Bella Italia? Von wegen!
Rape ohne Revenge: Das neue DVD-Label Cinestrange Austria startet seine "Extreme Edition"-Reihe mit einem bösen Knall: der Uncut-Veröffentlichung von Raffaele Picchios berüchtigtem Gewaltschocker "Morituris".

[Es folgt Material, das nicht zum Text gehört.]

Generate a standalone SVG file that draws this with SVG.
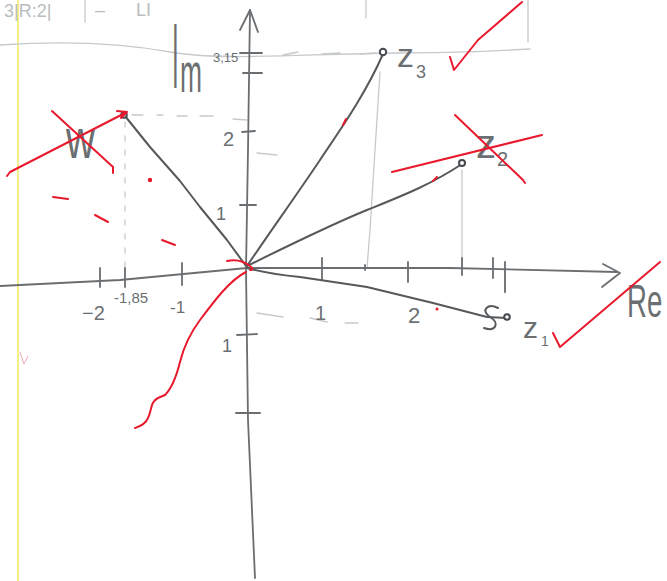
<svg xmlns="http://www.w3.org/2000/svg" width="667" height="581" viewBox="0 0 667 581">
<style>
.pen{fill:none;stroke:#55595c;stroke-width:2;stroke-linecap:round;stroke-linejoin:round}
.axis{fill:none;stroke:#6a6e71;stroke-width:1.8;stroke-linecap:round;stroke-linejoin:round}
.faint{fill:none;stroke:#c6cacd;stroke-width:1.3;stroke-linecap:round}
.red{fill:none;stroke:#e8192c;stroke-width:2;stroke-linecap:round;stroke-linejoin:round}
.lbl{font-family:"Liberation Sans",sans-serif;fill:#6b6f72}
.hdr{font-family:"Liberation Sans",sans-serif;fill:#b9bdc0}
.pt{fill:#fff;stroke:#45494c;stroke-width:2}
</style>
<rect width="667" height="581" fill="#ffffff"/>

<g id="paper">
  <line x1="18" y1="0" x2="18" y2="581" stroke="#f2e85e" stroke-width="1.5"/>
  <path class="faint" d="M0,45 C60,41 120,43 170,52 S300,54 400,53 S500,50 530,49"/>
  <path class="faint" d="M85,0 V22 M366,0 V18 M528,0 V42"/>
  <text class="hdr" x="4" y="17" font-size="18">3|R:2|</text>
  <text class="hdr" x="95" y="16" font-size="18">–</text>
  <text class="hdr" x="136" y="16" font-size="18">LI</text>
  <path d="M20,352 L24,364 L28,356" fill="none" stroke="#f3a9b2" stroke-width="1"/>
</g>

<g id="guides">
  <path class="faint" d="M125,122 V268" stroke="#8a8e91" stroke-dasharray="5 9" stroke-width="1.6"/>
  <path class="faint" d="M132,115 L143,115 M157,115 L163,115 M177,116 L187,116 M200,116 L213,116 M233,119 L247,120"/>
  <path class="faint" d="M283,55 L298,52 M322,54 L340,53 M360,54 L376,53"/>
  <path class="faint" d="M380,72 L375,150 L370,230 L367,268"/>
  <path class="faint" d="M462,170 V268"/>
  <path class="faint" d="M505,262 V293"/>
  <path class="faint" d="M257,313 L283,317 M310,318 L327,322 M345,323 L358,323"/>
  <path class="faint" d="M257,153 L277,155"/>
</g>

<g id="axes">
  <path class="axis" d="M0,286 L120,280 L247,268 L450,268 L617,272"/>
  <path class="axis" d="M603,264 L620,273 L602,287"/>
  <path class="axis" d="M250,10 L248,150 L246,270 L248,420 L255,578"/>
  <path class="axis" d="M240,30 L250,10 L258,32"/>
  <path class="axis" stroke-width="1.5" d="M100,268 V287 M125,268 V287 M182,263 V285 M322,258 V280 M365,265 V270 M408,262 V282 M462,258 V275 M493,258 V278 M505,262 V292"/>
  <path class="axis" stroke-width="1.5" d="M240,53 L262,53 M243,73 L262,73 M242,132 L255,131 M240,205 L256,205 M237,335 L257,334 M236,413 L260,413"/>
</g>

<g id="labels">
  <text class="lbl" transform="translate(172,88) scale(1,3.9)" font-size="24">I</text>
  <text class="lbl" transform="translate(180,92) scale(1.1,2.3)" font-size="24">m</text>
  <text class="lbl" x="213" y="62" font-size="13">3,15</text>
  <text class="lbl" x="223" y="146" font-size="20">2</text>
  <text class="lbl" x="216" y="220" font-size="18">1</text>
  <text class="lbl" x="222" y="352" font-size="18">1</text>
  <text class="lbl" x="82" y="320" font-size="20">−2</text>
  <text class="lbl" x="114" y="303" font-size="15">-1,85</text>
  <text class="lbl" x="170" y="313" font-size="17">-1</text>
  <text class="lbl" x="315" y="320" font-size="20">1</text>
  <text class="lbl" x="408" y="323" font-size="22">2</text>
  <text class="lbl" transform="translate(627,317) scale(0.6,1)" font-size="46">Re</text>
</g>

<g id="connectors">
  <path class="pen" d="M246,266 L227,240 L200,207 L180,181 L150,147 L125,116"/>
  <path class="pen" d="M247,266 C270,232 300,190 320,160 S365,95 383,54"/>
  <path class="pen" d="M247,266 C300,240 330,225 367,210 S430,185 462,164"/>
  <path class="pen" d="M247,268 Q270,274 300,277 L367,287 L433,303 L487,317 L507,318"/>
  <path class="pen" stroke-width="1.8" d="M498,308 C488,303 480,310 490,317 C500,323 496,332 484,328"/>
</g>

<g id="z4">
  <circle class="pt" cx="124" cy="115" r="2.8"/>
  <text class="lbl" transform="translate(66,158) scale(1,1.4)" font-size="40">w</text>
  <path class="red" d="M52,111 L113,167 L113,173"/>
  <path class="red" d="M7,176 L10,172 L127,112 M117,111 L127,112 L121,118"/>
</g>

<g id="z3">
  <circle class="pt" cx="383" cy="52" r="3.2"/>
  <text class="lbl" x="397" y="67" font-size="34">z</text>
  <text class="lbl" x="416" y="78" font-size="18">3</text>
  <path class="red" d="M450,57 L454,70 L478,40 L522,2"/>
</g>

<g id="z2">
  <circle class="pt" cx="462" cy="163" r="3"/>
  <text class="lbl" x="476" y="158" font-size="40">z</text>
  <text class="lbl" x="497" y="166" font-size="20">2</text>
  <path class="red" d="M455,115 L523,180 L525,183"/>
  <path class="red" d="M392,172 L542,135"/>
</g>

<g id="z1">
  <circle class="pt" cx="507" cy="317" r="2.8"/>
  <text class="lbl" x="523" y="338" font-size="30">z</text>
  <text class="lbl" x="541" y="346" font-size="14">1</text>
  <path class="red" d="M553,333 L560,347 L660,262"/>
</g>

<g id="red-marks">
  <circle cx="150" cy="180" r="2.2" fill="#e8192c"/>
  <circle cx="437" cy="309" r="1.5" fill="#e8192c"/>
  <path class="red" stroke-width="1.6" d="M53,197 L68,199 M95,215 L108,222 M162,240 L175,245"/>
  <path class="red" stroke-width="1.6" d="M227,261 Q240,258 250,266 Q255,270 250,270"/>
  <path class="red" stroke-width="2.5" d="M343,125 L346,119 M433,181 L437,177"/>
  <path class="red" stroke-width="1.6" d="M246,272 C230,280 215,300 200,320 C188,336 183,350 180,362 C176,378 172,388 165,395"/>
  <path class="red" stroke-width="3" d="M165,395 L158,398 C150,402 152,410 148,418 C146,424 140,426 135,428"/>
</g>
</svg>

Wer vor ziemlich genau einem Jahr die um 18 Minuten (!) entschärfte Veröffentlichung von Tiberius Film erworben hat, wird gedacht haben, sich mit "Morituris - Das Böse gewinnt immer" einen
verstümmelten 08/15-Slasher eingehandelt zu haben. In Wahrheit ist das beachtlich inszenierte Regiedebüt des Italieners Raffaele Picchio aber weitaus mehr als das. Es ist ein schwer verdaulicher
Abgesang auf die Menschheit.
Tatsächlich beginnt der Film mit einem klassischen Genre-Setup: Wir begleiten eine gut gelaunte Gruppe junger Menschen auf ihrer Autofahrt zu einem Rave vor den Toren Roms, ohne zu ahnen, dass dort - wie zuvor ein Found-Footage-Prolog etabliert hat - ein paar Zombie-Gladiatoren ihr blutrünstiges Unwesen treiben. Im verlassenen Waldgebiet angekommen, sind es aber zunächst nicht die Untoten, die für das Grauen sorgen. Unvermittelt zeigen die Männer der Gruppe ihr wahres Gesicht und beginnen, ihre beiden Begleiterinnen brutal zu vergewaltigen. Dieser plötzliche Einbruch verstörend realer Gewalt trifft den Zuschauer in der ungeschnittenen Fassung wie ein Schlag. Bevor die Slasher-Gladiatoren in stimmungsvoll heraufbeschworener "reitenden Leichen"-Manier und unterstützt von SFX-Guru Sergio Stivaletti ("Dellamorte Dellamore") drastisch für nihilistische Tabula rasa sorgen, gilt es, ein misogynes Horrorszenario im Stil von Wes Cravens "Das letzte Haus links" und Aldo Lados "Mädchen in den Krallen teuflischer Bestien" zu überstehen.
Die ungeschönte Darstellung dieses Martyriums, das auf einem realen Vorfall aus den 70er Jahren basiert, der als "Massaker von Circeo" in die italienischen Annalen eingegangen ist, führte dazu, dass "Morituris" in seinem Heimatland als erster Film seit 15 Jahren mit einem Aufführungsverbot belegt wurde. So unangenehm diese Szenen auch sein mögen - im dramaturgischen Gesamtkonzept von "Morituris" stellen sie keinen selbstzweckhaften Brutalo-Voyeurismus dar. Indem sie die Schattenseite einer noch immer in Italien grassierenden Machismo-Kultur bebildern, schaffen sie vielmehr die Grundlage für eine bittere Filmbotschaft, die Regisseur Picchio im Making-of hervorhebt: Böses zieht immer noch Böseres nach sich.
Im sehenswerten Making-of und in seinem exklusiven Booklet-Interview betont Picchio außerdem, dass er mit seinem inszenatorischen Retro-Vibe der Ära des italienischen Exploitation-Kinos
Tribut zollen wollte. Was auch erklären dürfte, warum in einigen parallel montierten Szenen, in denen der von Pornodarsteller Francesco Malcolm verkörperte Mentor der drei Bestien in
Menschengestalt seine eigene frappierende Schreckenstat begeht, im Hintergrund an die Wand projizierte Sequenzen aus Massimo Pupillos Folterschocker "Scarletto - Schloss des Blutes" aus dem Jahre
1965 laufen. Das Bonus-Highlight und uneingeschränktes Kaufargument stellt Donatello Della Pepas grandioser Kurzfilm "Versipellis" über ein Zwillingsbrüderpaar mit animalischem Geheimnis
dar. Mit welcher Extremkost es bei Cinestrange Austria weitergeht, erfährt man auf der Homepage des Labels.
"Morituris" (Originaltitel: "Morituris") - Italien, 2011 (82 Min.)